What you will do —
Extract only the first line of the listing and every line after it up to and including the one with "(0,0) rectangle (929,338);". Omit the pictures.

- - - - -

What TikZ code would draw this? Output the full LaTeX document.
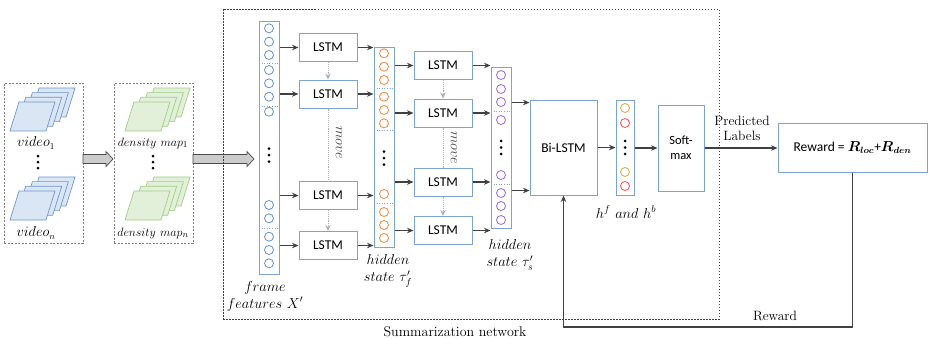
\documentclass[tikz,border=0pt]{standalone}
\usepackage{fontspec}
\usepackage{bm}
\setsansfont{Carlito}
\usetikzlibrary{arrows.meta,calc}
\definecolor{boxblue}{RGB}{125,163,209}
\definecolor{cblue}{RGB}{95,145,205}
\definecolor{corange}{RGB}{235,135,60}
\definecolor{cpurple}{RGB}{160,100,210}
\definecolor{cgold}{RGB}{210,170,70}
\definecolor{cred}{RGB}{240,80,80}
\definecolor{arrgray}{RGB}{64,64,64}
\definecolor{dotgray}{RGB}{175,175,175}
\definecolor{vfill}{RGB}{218,230,244}
\definecolor{vdraw}{RGB}{110,150,205}
\definecolor{gfill}{RGB}{226,240,217}
\definecolor{gdraw}{RGB}{160,205,135}
\newcommand\sheets[4]{%
  \foreach \k in {3,2,1,0}{
    \draw[draw=#4, fill=#3, line width=0.7pt] ({#1+6.7*\k},{#2-4.7*\k}) -- ++(36,0) -- ++(9,-29) -- ++(-36,0) -- cycle;
  }}
\newcommand\blockarr[2]{%
  \draw[draw=gray!60!black, fill=gray!40, line width=0.7pt] let \p1=(#1), \p2=(#2) in
  (\x1,\y1+4.5pt) -- (\x2-7pt,\y1+4.5pt) -- (\x2-7pt,\y1+7.5pt) -- (\x2,\y1) -- (\x2-7pt,\y1-7.5pt) -- (\x2-7pt,\y1-4.5pt) -- (\x1,\y1-4.5pt) -- cycle;}
\begin{document}
\begin{tikzpicture}[x=1pt,y=-1pt,
  lstm/.style={draw=boxblue, line width=1pt, minimum width=58pt, minimum height=28pt, inner sep=0pt, font=\sffamily\fontsize{13.5}{15}\selectfont},
  colbox/.style={draw=boxblue, line width=1pt, minimum width=20pt, inner sep=0pt},
  circ/.style={circle, draw=#1, line width=0.8pt, minimum size=9pt, inner sep=0pt},
  sep/.style={boxblue, dotted, line width=0.6pt},
  arr/.style={arrgray, line width=1.1pt, -{Stealth[length=6.5pt,width=5.5pt]}},
  darr/.style={dotgray, densely dotted, line width=0.9pt, -{Stealth[length=6pt,width=5.5pt]}},
  dline/.style={dotgray, densely dotted, line width=0.9pt},
  lab/.style={font=\fontsize{14.5}{17}\selectfont, inner sep=0pt},
  slab/.style={font=\fontsize{13.5}{15}\selectfont, inner sep=0pt},
  dotc/.style={circle, fill=black, minimum size=3pt, inner sep=0pt}
]
\useasboundingbox (0,0) rectangle (929,338);

% ---------- input boxes ----------
\node[draw=gray, dash pattern=on 2pt off 1.5pt, line width=0.6pt, minimum width=79pt, minimum height=160pt] (VB) at (43.5,163) {};
\node[draw=gray, dash pattern=on 2pt off 1.5pt, line width=0.6pt, minimum width=79pt, minimum height=160pt] (DB) at (153.5,163) {};
\sheets{10}{131}{vfill}{vdraw}
\sheets{10}{220}{vfill}{vdraw}
\sheets{125}{131}{gfill}{gdraw}
\sheets{125}{220}{gfill}{gdraw}
\node[slab] (v1) at (36,143) {$video_1$};
\node[slab] (vn) at (36,233) {$video_n$};
\node[slab, font=\fontsize{13}{15}\selectfont] (d1) at (153,143) {$density\ map_1$};
\node[slab, font=\fontsize{13}{15}\selectfont] (dn) at (153,233) {$density\ map_n$};
\foreach \y [count=\i] in {156,162,168} {\node[dotc] (vd\i) at (38,\y) {}; \node[dotc] (dd\i) at (153,\y) {};}

\coordinate (ba1s) at (83,159);
\coordinate (ba1e) at (113,159);
\coordinate (ba2s) at (193,159);
\coordinate (ba2e) at (254,159);
\blockarr{ba1s}{ba1e}
\blockarr{ba2s}{ba2e}

% ---------- summarization network ----------
\node[draw=arrgray, dash pattern=on 1.5pt off 1.5pt, line width=0.7pt, minimum width=496pt, minimum height=310pt] (SN) at (471,164) {};
\node[lab, font=\fontsize{14}{16}\selectfont] (snl) at (455,332) {Summarization network};

% frame features column
\node[colbox, minimum height=253pt] (fcol) at (269,147.5) {};
\foreach \y [count=\i] in {28.3,41.7,55,70,83.3,96.7,111.7,205,218.3,236.7,250,263.3} \node[circ=cblue] (fc\i) at (269,\y) {};
\foreach \y in {63.3,106,228.3} \draw[sep] (259,\y) -- (279,\y);
\foreach \y [count=\i] in {148.5,155,161.5} \node[dotc] (fd\i) at (269,\y) {};

% LSTM column 1
\node[lstm] (L11) at (328,47.5) {LSTM};
\node[lstm] (L12) at (328,94) {LSTM};
\node[lstm] (L13) at (328,195.5) {LSTM};
\node[lstm] (L14) at (328,245.5) {LSTM};
\draw[darr] (L11) -- (L12);
\draw[dline] (L12) -- (L13);
\draw[darr] (L13) -- (L14);
\node[slab, rotate=-90, text=arrgray] (mv1) at (339,143) {$move$};

% orange column
\node[colbox, minimum height=200pt] (ocol) at (384,147) {};
\foreach \y [count=\i] in {53.3,66.7,80,96.7,110,123.3,194,212,225,238} \node[circ=corange] (oc\i) at (384,\y) {};
\foreach \y in {88.3,130.7,203} \draw[sep] (374,\y) -- (394,\y);
\foreach \y [count=\i] in {151.5,158,164.5} \node[dotc] (od\i) at (384,\y) {};

\foreach \n in {L11,L12,L13,L14} {
  \draw[arr] (fcol.east |- \n.west) -- (\n.west);
  \draw[arr] (\n.east) -- (\n.east -| ocol.west);
}

% LSTM column 2
\node[lstm] (L21) at (443,65.5) {LSTM};
\node[lstm] (L22) at (443,113) {LSTM};
\node[lstm] (L23) at (443,182) {LSTM};
\node[lstm] (L24) at (443,230.5) {LSTM};
\draw[darr] (L21) -- (L22);
\draw[dline] (L22) -- (L23);
\draw[darr] (L23) -- (L24);
\node[slab, rotate=-90, text=arrgray] (mv2) at (454,148) {$move$};

% purple column
\node[colbox, minimum height=161pt] (pcol) at (501,147.5) {};
\foreach \y [count=\i] in {75,89,102,120,175,193,206,220} \node[circ=cpurple] (pc\i) at (501,\y) {};
\foreach \y in {111,184} \draw[sep] (491,\y) -- (511,\y);
\foreach \y [count=\i] in {141,147.5,154} \node[dotc] (pd\i) at (501,\y) {};

\foreach \n in {L21,L22,L23,L24} {
  \draw[arr] (ocol.east |- \n.west) -- (\n.west);
  \draw[arr] (\n.east) -- (\n.east -| pcol.west);
}

% Bi-LSTM
\node[lstm, minimum width=67pt, minimum height=95pt] (BL) at (563.5,147.5) {Bi-LSTM};
\coordinate (bl1) at ($(BL.north west)+(0,3)$);
\coordinate (bl2) at ($(BL.south west)+(0,-5)$);
\draw[arr] (pcol.east |- bl1) -- (bl1);
\draw[arr] (pcol.east |- bl2) -- (bl2);

% h column
\node[colbox, minimum width=18pt, minimum height=95pt] (hcol) at (625,147.5) {};
\node[circ=cgold] (h1) at (625,108) {};
\node[circ=cred] (h2) at (625,123) {};
\node[circ=cgold] (h3) at (625,172) {};
\node[circ=cred] (h4) at (625,186) {};
\foreach \y [count=\i] in {141,147.5,154} \node[dotc] (hd\i) at (625,\y) {};
\draw[arr] (BL.east) -- (BL.east -| hcol.west);

% Softmax
\node[lstm, minimum width=46pt, minimum height=86pt, align=center, font=\sffamily\fontsize{12.5}{15}\selectfont] (SM) at (681,148) {Soft-\\max};
\draw[arr] (hcol.east |- SM.west) -- (SM.west);

% Reward
\node[lstm, minimum width=149pt, minimum height=49pt] (RW) at (852.5,147.5) {Reward = $\bm{R_{loc}}$+$\bm{R_{den}}$};
\draw[arr] (SM.east) -- (SM.east -| RW.west);
\node[slab, align=center, font=\fontsize{13.5}{15}\selectfont] (pl) at (742,128) {Predicted\\Labels};

\coordinate (fb) at (700,327);
\draw[arr] (RW.south) |- (fb) -| (BL.south);
\node[slab, font=\fontsize{13.5}{15}\selectfont] (rl) at (775,316) {Reward};

% labels
\node[lab, align=center, font=\fontsize{14.5}{17}\selectfont] (lf) at (265,296) {$frame$\\$features\ X'$};
\node[lab, align=center, font=\fontsize{14.5}{17}\selectfont] (lo) at (388,271) {$hidden$\\$state\ \tau_f'$};
\node[lab, align=center, font=\fontsize{14.5}{17}\selectfont] (lp) at (510,255) {$hidden$\\$state\ \tau_s'$};
\node[lab] (lh) at (626,212) {$h^f\ and\ h^b$};
\end{tikzpicture}
\end{document}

- - - - -

Exercise result —
What TikZ code would draw this? Output the full LaTeX document.
\documentclass[tikz,border=0pt]{standalone}
\usepackage{fontspec}
\usepackage{bm}
\setsansfont{Carlito}
\usetikzlibrary{arrows.meta,calc}
\definecolor{boxblue}{RGB}{125,163,209}
\definecolor{cblue}{RGB}{95,145,205}
\definecolor{corange}{RGB}{235,135,60}
\definecolor{cpurple}{RGB}{160,100,210}
\definecolor{cgold}{RGB}{210,170,70}
\definecolor{cred}{RGB}{240,80,80}
\definecolor{arrgray}{RGB}{64,64,64}
\definecolor{dotgray}{RGB}{175,175,175}
\definecolor{vfill}{RGB}{218,230,244}
\definecolor{vdraw}{RGB}{110,150,205}
\definecolor{gfill}{RGB}{226,240,217}
\definecolor{gdraw}{RGB}{160,205,135}
\newcommand\sheets[4]{%
  \foreach \k in {3,2,1,0}{
    \draw[draw=#4, fill=#3, line width=0.7pt] ({#1+6.7*\k},{#2-4.7*\k}) -- ++(36,0) -- ++(9,-29) -- ++(-36,0) -- cycle;
  }}
\newcommand\blockarr[2]{%
  \draw[draw=gray!60!black, fill=gray!40, line width=0.7pt] let \p1=(#1), \p2=(#2) in
  (\x1,\y1+4.5pt) -- (\x2-7pt,\y1+4.5pt) -- (\x2-7pt,\y1+7.5pt) -- (\x2,\y1) -- (\x2-7pt,\y1-7.5pt) -- (\x2-7pt,\y1-4.5pt) -- (\x1,\y1-4.5pt) -- cycle;}
\begin{document}
\begin{tikzpicture}[x=1pt,y=-1pt,
  lstm/.style={draw=boxblue, line width=1pt, minimum width=58pt, minimum height=28pt, inner sep=0pt, font=\sffamily\fontsize{13.5}{15}\selectfont},
  colbox/.style={draw=boxblue, line width=1pt, minimum width=20pt, inner sep=0pt},
  circ/.style={circle, draw=#1, line width=0.8pt, minimum size=9pt, inner sep=0pt},
  sep/.style={boxblue, dotted, line width=0.6pt},
  arr/.style={arrgray, line width=1.1pt, -{Stealth[length=6.5pt,width=5.5pt]}},
  darr/.style={dotgray, densely dotted, line width=0.9pt, -{Stealth[length=6pt,width=5.5pt]}},
  dline/.style={dotgray, densely dotted, line width=0.9pt},
  lab/.style={font=\fontsize{14.5}{17}\selectfont, inner sep=0pt},
  slab/.style={font=\fontsize{13.5}{15}\selectfont, inner sep=0pt},
  dotc/.style={circle, fill=black, minimum size=3pt, inner sep=0pt}
]
\useasboundingbox (0,0) rectangle (929,338);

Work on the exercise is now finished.